Higher levels of air pollution could be linked to increased use of mental health services, a study by the Yale School of Public Health has found.

The findings are based on outpatient visits collected at two major hospitals in Nanjing, China, a city experiencing high pollution. Researchers compared the number of visits directly correlated with times when air pollution was significant.


This study raised the need for further research to understand how and why air quality affects the rate at which mental health services are used.


Assistant Professor Sarah Lowe, author of the study, highlights that these findings underline the need for further investment in mental health services at time when air pollution is worse: ‘Particulate matter is having these more general effects, not just on symptoms but also on service use.’

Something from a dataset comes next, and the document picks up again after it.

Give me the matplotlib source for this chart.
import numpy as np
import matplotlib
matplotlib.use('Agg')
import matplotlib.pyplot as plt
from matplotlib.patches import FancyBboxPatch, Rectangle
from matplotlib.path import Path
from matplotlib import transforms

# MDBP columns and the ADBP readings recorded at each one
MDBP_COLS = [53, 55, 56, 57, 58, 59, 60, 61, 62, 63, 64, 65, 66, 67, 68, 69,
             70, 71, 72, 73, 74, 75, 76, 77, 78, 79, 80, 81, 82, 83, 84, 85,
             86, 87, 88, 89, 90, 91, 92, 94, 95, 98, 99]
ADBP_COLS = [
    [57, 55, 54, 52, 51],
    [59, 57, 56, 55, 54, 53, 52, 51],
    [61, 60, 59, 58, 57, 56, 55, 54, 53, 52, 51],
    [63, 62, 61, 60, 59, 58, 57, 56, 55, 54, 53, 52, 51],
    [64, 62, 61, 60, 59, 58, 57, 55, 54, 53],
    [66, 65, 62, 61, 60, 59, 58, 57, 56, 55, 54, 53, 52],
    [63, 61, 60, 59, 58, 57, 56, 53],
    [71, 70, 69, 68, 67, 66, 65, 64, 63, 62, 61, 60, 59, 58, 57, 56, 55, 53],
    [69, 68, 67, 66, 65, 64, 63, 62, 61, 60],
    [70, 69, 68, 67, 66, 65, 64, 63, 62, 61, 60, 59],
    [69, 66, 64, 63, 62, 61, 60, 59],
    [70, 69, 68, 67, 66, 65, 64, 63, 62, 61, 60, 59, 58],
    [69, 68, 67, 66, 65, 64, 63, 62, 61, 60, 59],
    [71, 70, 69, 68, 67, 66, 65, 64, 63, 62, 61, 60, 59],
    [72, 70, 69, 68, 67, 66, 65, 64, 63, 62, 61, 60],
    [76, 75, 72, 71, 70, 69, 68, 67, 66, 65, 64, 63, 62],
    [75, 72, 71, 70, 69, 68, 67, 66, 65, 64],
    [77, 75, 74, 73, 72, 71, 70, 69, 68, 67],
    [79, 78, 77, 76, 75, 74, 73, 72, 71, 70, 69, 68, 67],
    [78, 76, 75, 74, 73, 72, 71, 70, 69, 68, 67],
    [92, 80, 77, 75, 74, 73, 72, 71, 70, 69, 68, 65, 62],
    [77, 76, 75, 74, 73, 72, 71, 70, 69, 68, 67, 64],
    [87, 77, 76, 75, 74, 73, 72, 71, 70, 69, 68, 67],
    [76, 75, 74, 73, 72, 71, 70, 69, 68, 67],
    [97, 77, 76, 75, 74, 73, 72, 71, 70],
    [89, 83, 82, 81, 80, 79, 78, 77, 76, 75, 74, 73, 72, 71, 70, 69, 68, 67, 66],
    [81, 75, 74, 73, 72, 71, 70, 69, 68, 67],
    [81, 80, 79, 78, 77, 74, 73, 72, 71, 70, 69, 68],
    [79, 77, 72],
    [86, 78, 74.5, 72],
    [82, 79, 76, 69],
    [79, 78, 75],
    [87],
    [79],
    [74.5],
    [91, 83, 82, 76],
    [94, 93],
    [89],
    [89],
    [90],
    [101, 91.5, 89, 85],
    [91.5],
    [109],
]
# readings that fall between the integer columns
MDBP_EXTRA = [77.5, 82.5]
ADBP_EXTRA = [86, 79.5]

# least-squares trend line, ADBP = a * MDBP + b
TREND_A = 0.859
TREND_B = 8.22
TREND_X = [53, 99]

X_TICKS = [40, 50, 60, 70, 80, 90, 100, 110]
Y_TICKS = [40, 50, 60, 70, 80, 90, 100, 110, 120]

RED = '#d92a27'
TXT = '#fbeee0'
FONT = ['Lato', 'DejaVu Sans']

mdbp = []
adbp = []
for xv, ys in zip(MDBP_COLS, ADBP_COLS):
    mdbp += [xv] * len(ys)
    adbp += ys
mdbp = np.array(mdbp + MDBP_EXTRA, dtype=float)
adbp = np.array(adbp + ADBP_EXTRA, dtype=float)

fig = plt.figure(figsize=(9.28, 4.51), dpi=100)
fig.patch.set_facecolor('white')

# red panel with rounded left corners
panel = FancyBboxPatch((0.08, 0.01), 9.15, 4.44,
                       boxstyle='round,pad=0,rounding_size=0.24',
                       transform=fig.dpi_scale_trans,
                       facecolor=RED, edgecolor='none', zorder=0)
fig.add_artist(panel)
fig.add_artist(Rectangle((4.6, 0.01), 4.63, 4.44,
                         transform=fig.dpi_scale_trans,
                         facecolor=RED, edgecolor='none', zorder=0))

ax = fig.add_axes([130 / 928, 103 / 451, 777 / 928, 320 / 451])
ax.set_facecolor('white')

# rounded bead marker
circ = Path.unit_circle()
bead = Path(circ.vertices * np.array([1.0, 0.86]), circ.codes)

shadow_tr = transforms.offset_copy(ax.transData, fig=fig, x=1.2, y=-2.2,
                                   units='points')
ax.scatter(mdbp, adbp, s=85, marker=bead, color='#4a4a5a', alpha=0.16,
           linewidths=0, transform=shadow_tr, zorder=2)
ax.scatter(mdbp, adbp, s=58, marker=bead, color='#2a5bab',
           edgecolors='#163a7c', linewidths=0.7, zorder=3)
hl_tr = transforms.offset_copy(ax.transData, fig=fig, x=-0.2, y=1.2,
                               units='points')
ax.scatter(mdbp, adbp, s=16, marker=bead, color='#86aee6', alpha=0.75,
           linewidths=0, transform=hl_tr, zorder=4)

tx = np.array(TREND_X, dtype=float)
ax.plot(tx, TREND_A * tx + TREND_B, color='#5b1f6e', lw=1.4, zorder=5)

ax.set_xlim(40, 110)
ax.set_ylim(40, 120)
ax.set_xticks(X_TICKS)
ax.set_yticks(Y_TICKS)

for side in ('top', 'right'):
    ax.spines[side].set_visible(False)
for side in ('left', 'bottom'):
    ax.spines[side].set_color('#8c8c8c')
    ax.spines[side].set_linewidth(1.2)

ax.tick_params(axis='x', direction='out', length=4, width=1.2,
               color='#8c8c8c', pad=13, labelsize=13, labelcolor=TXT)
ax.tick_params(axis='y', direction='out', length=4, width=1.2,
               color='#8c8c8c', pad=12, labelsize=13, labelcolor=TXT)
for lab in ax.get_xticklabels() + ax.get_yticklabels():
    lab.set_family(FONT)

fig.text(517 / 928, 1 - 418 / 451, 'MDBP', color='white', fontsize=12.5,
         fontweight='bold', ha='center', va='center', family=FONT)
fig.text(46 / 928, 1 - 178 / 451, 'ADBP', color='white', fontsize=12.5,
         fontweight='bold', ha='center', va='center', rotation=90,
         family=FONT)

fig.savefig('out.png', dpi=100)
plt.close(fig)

While air pollution is composed of numerous pollutants, such as carbon monoxide and nitrogen dioxide caused by vehicle emissions, and sulphur dioxide from industrial plants, the study focussed on particulate matter. Professor Lowe explained that these ultrafine particles pose the biggest danger to human health, capable of ripping through lung tissue and entering the bloodstream, where it thought they influence mental health.


Assistant Professor Kai Chen, senior author of the study, commented: ‘These tiny particles not only have effects on the lungs, the heart and the brain, but they also have effects on other organs of your body.’


The new study is one of the only articles that explores the link between particulate matter the utilisation of outpatient mental health services. Authors hope this leads to further research into the ways mental health is impacted by ultrafine particles.


However, Lowe and Chen also recognise that there could be other factors that caused this trend.


One reason could be the lack of competing tasks, such as outdoor or sport activities, which might result in people using mental health services. Alternatively, air pollution physical symptoms, like increased breathing, could lead people to use the services.


‘There could be other reasons that we simply couldn’t explore with the data we hand. We don’t know that level of detail, and I think that would be a really interesting direction for future research,’ Lowe stated.